Verfassungsschützer arbeiten offenbar Hand in Hand mit den Nazi-Terroristen.

Manche Begriffe werden im medialen Trommelfeuer so häufig gesendet und gedruckt, dass sich ein Schleier der Abstumpfung über die eigentliche Bedeutung legt. Neonazi ist solch ein Begriff. Er bedeutet nicht in erster Linie, einen kahl geschorenen Kopf zu haben und Thor-Steinar-Jacken zu tragen. Er bedeutet auch nicht, Ausländer aus dem Land jagen zu wollen und Rassist zu sein. Ein Neonazi hängt nicht einer theoretischen Ideologie an - sondern der ganz realen Vernichtungspolitik Adolf Hitlers. Er hält es für richtig, dass mehr als sechs Millionen Juden, Sinti, Roma, Behinderte und viele andere ermordet wurden. Er hält den Zweiten Weltkrieg mit seinen 55 Millionen Toten für richtig, meint aber, dass die Falschen gewonnen hätten. Und er hält die mindestens zehn Morde an in Deutschland lebenden Ausländern für richtig, die auf das Konto des NSU, des Nationalsozialistischen Untergrunds, gehen.

Verfassungsschützer ist kein Begriff, über den sich ein Schleier der Ungenauigkeit legen könnte. Eindeutigere Berufsbezeichnungen gibt es nicht. Bei Neonazis wegzuschauen wäre da bereits ein Skandal. Wie soll man also das nennen, was jetzt über den Thüringer Verfassungsschutz herauskommt? Das Amt hat die Bildung des terroristischen NSU nicht nur nicht verhindert, sondern geradezu gefördert. Die Beschützer der Demokratie kannten den Aufenthaltsort der gesuchten Verbrecher, nahmen sie aber nicht fest. Sie behinderten offenbar die Fahndungsarbeit der Polizei. Und sie versuchten den Nazi-Terroristen Geld zukommen zu lassen, in der Hoffnung, die würden so an gefälschte Pässe herankommen.

Das alles sind keine Pannen, keine Fehler in der Ermittlungsarbeit.
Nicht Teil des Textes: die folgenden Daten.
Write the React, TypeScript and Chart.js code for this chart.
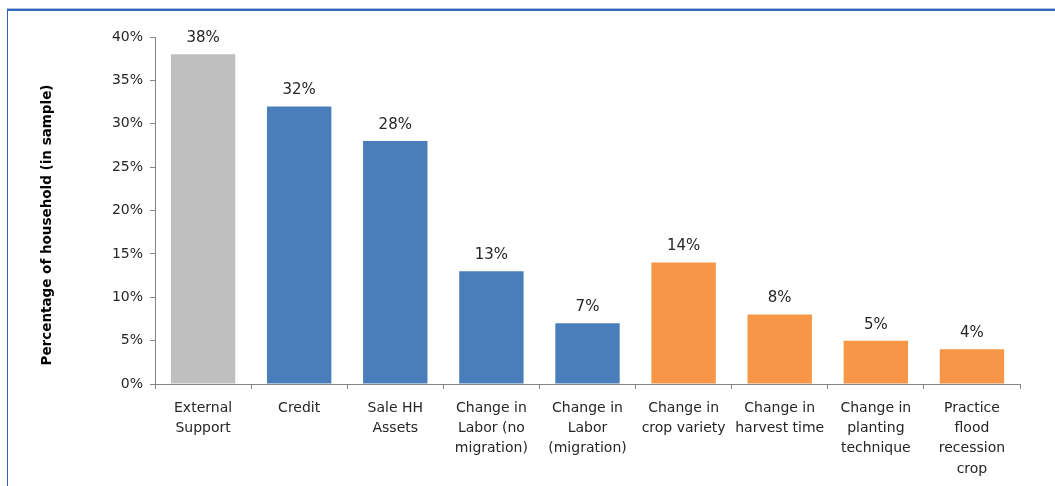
import React, { useEffect, useRef } from "react";
import { Chart, registerables } from "chart.js";

Chart.register(...registerables);

const categories: string[][] = [
  ["External", "Support"],
  ["Credit"],
  ["Sale HH", "Assets"],
  ["Change in", "Labor (no", "migration)"],
  ["Change in", "Labor", "(migration)"],
  ["Change in", "crop variety"],
  ["Change in", "harvest time"],
  ["Change in", "planting", "technique"],
  ["Practice", "flood", "recession", "crop"],
];
const values: number[] = [38, 32, 28, 13, 7, 14, 8, 5, 4];
const barColors: string[] = [
  "#BFBFBF",
  "#4A7EBB",
  "#4A7EBB",
  "#4A7EBB",
  "#4A7EBB",
  "#F79646",
  "#F79646",
  "#F79646",
  "#F79646",
];
const yTitle = "Percentage of household (in sample)";
const yMin = 0;
const yMax = 40;
const yStep = 5;

const FONT = "'DejaVu Sans', sans-serif";

const framePlugin = {
  id: "frame",
  beforeDraw(chart: any) {
    const ctx = chart.ctx;
    ctx.save();
    ctx.fillStyle = "#A9C1E4";
    ctx.fillRect(7, 8, chart.width - 7, 1);
    ctx.fillStyle = "#2F67B6";
    ctx.fillRect(7, 9, chart.width - 7, 2);
    ctx.fillRect(7, 9, 1, chart.height - 9);
    ctx.restore();
  },
  afterDraw(chart: any) {
    const ctx = chart.ctx;
    ctx.save();
    ctx.translate(47, 225);
    ctx.rotate(-Math.PI / 2);
    ctx.font = `bold 13.5px ${FONT}`;
    ctx.fillStyle = "#000";
    ctx.textAlign = "center";
    ctx.textBaseline = "middle";
    ctx.fillText(yTitle, 0, 0);
    ctx.restore();

    const meta = chart.getDatasetMeta(0);
    ctx.save();
    ctx.font = `15px ${FONT}`;
    ctx.fillStyle = "#262626";
    ctx.textAlign = "center";
    ctx.textBaseline = "middle";
    meta.data.forEach((bar: any, i: number) => {
      ctx.fillText(`${values[i]}%`, bar.x, bar.y - 16);
    });
    ctx.restore();
  },
};

export default function App() {
  const ref = useRef<HTMLCanvasElement | null>(null);
  useEffect(() => {
    document.body.style.margin = "0";
    const chart = new Chart(ref.current as HTMLCanvasElement, {
      type: "bar",
      data: {
        labels: categories,
        datasets: [
          {
            data: values,
            backgroundColor: barColors,
            borderWidth: 0,
            barPercentage: 0.67,
            categoryPercentage: 1,
          },
        ],
      },
      options: {
        animation: false,
        responsive: false,
        maintainAspectRatio: false,
        layout: { padding: { left: 0, right: 35, top: 37, bottom: 0 } },
        plugins: {
          legend: { display: false },
          tooltip: { enabled: false },
        },
        scales: {
          x: {
            offset: true,
            grid: {
              offset: true,
              drawOnChartArea: false,
              drawTicks: true,
              tickLength: 5,
              color: "#868686",
            },
            border: { color: "#868686", width: 1 },
            ticks: {
              color: "#262626",
              font: { family: FONT, size: 14, lineHeight: 1.45 },
              padding: 9,
              maxRotation: 0,
              autoSkip: false,
            },
            afterFit(scale: any) {
              scale.height = 102;
            },
          },
          y: {
            min: yMin,
            max: yMax,
            grid: {
              drawOnChartArea: false,
              drawTicks: true,
              tickLength: 5,
              color: "#868686",
            },
            border: { color: "#868686", width: 1 },
            ticks: {
              stepSize: yStep,
              color: "#262626",
              font: { family: FONT, size: 14 },
              padding: 7,
              callback: (v: any) => `${v}%`,
            },
            afterFit(scale: any) {
              scale.width = 155;
            },
          },
        },
      },
      plugins: [framePlugin],
    });
    return () => chart.destroy();
  }, []);
  return <canvas ref={ref} width={1055} height={486} style={{ display: "block" }} />;
}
Dahinter steckt offensichtlich ein System. Das sind beklemmende Enthüllungen: Verfassungsschützer und Verfassungsfeinde arbeiten Hand in Hand. Noch nie in der Geschichte der Bundesrepublik ist die Arbeit von staatlichen Stellen so pervertiert worden.

Insofern ist es erstaunlich, wie gelassen weite Teile der Öffentlichkeit all dies hinnehmen. Ein Häuslebauer-Kredit des Bundespräsidenten oder ein vom FDP-Generalsekretär zerstörter Außenspiegel scheinen größere Aufreger zu sein.
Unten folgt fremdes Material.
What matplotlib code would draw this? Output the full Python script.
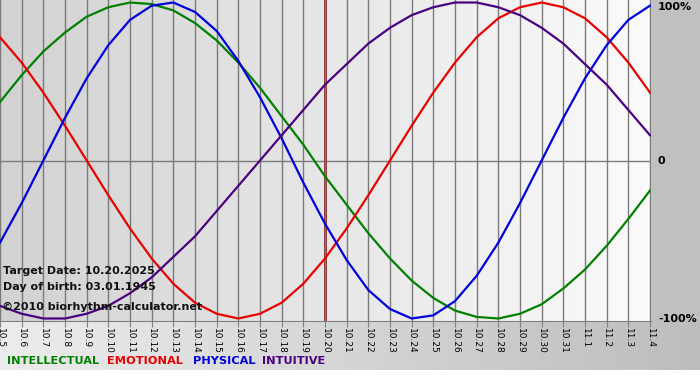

Wäre das bei umgekehrten Vorzeichen genauso? Wie hätte dieses Land reagiert, wenn Ulrike Meinhof und Andreas Baader Steuergelder vom Bundeskriminalamt bekommen hätten? Wenn der Verfassungsschutz den Aufenthaltsort von Christian Klar und Brigitte Mohnhaupt gekannt, aber nichts unternommen hätte? Es wäre zum wohl größten Skandal der Republikgeschichte gekommen, und es hätte Rücktritte gehagelt.

Aktuell geht es nicht darum, politische Köpfe rollen zu lassen, zumal die jetzt bekannt gewordenen Vorfälle zehn Jahre zurückliegen und die Hauptverantwortlichen nicht mehr im Amt sind. Es geht um tiefer greifende Konsequenzen und an erster Stelle um das System der V-Leute, das - zurückhaltend formuliert - gescheitert ist. Das Prinzip, Menschen aus der rechten Szene, also überzeugte Nazis, zu rekrutieren, ist absurd. Man muss ja den Eindruck gewinnen, dass die rechten Terroristen Verbindungsleute beim Verfassungsschutz haben - und nicht umgekehrt.

Das gilt im Übrigen auch für die NPD. Eine rechtsextreme Partei, deren Vorstände zum Teil zu 50 Prozent aus V-Leuten bestehen, ist nicht staatlich überwacht, sondern staatlich gelenkt. Da geht es nicht mehr in erster Linie darum, Erkenntnisse über die NPD zu gewinnen. Die Überwachung wurde vielmehr zum Selbstzweck; anders ausgedrückt: Das Monstrum, das man töten will, wird zeitgleich gefüttert. Auf Steuerkosten.

Deutschland neigt manchmal dazu, allzu hysterisch auf vermeintliche Politskandale und -skandälchen zu reagieren. Jetzt wäre es zweifelsfrei angebracht. Also: Erregt euch!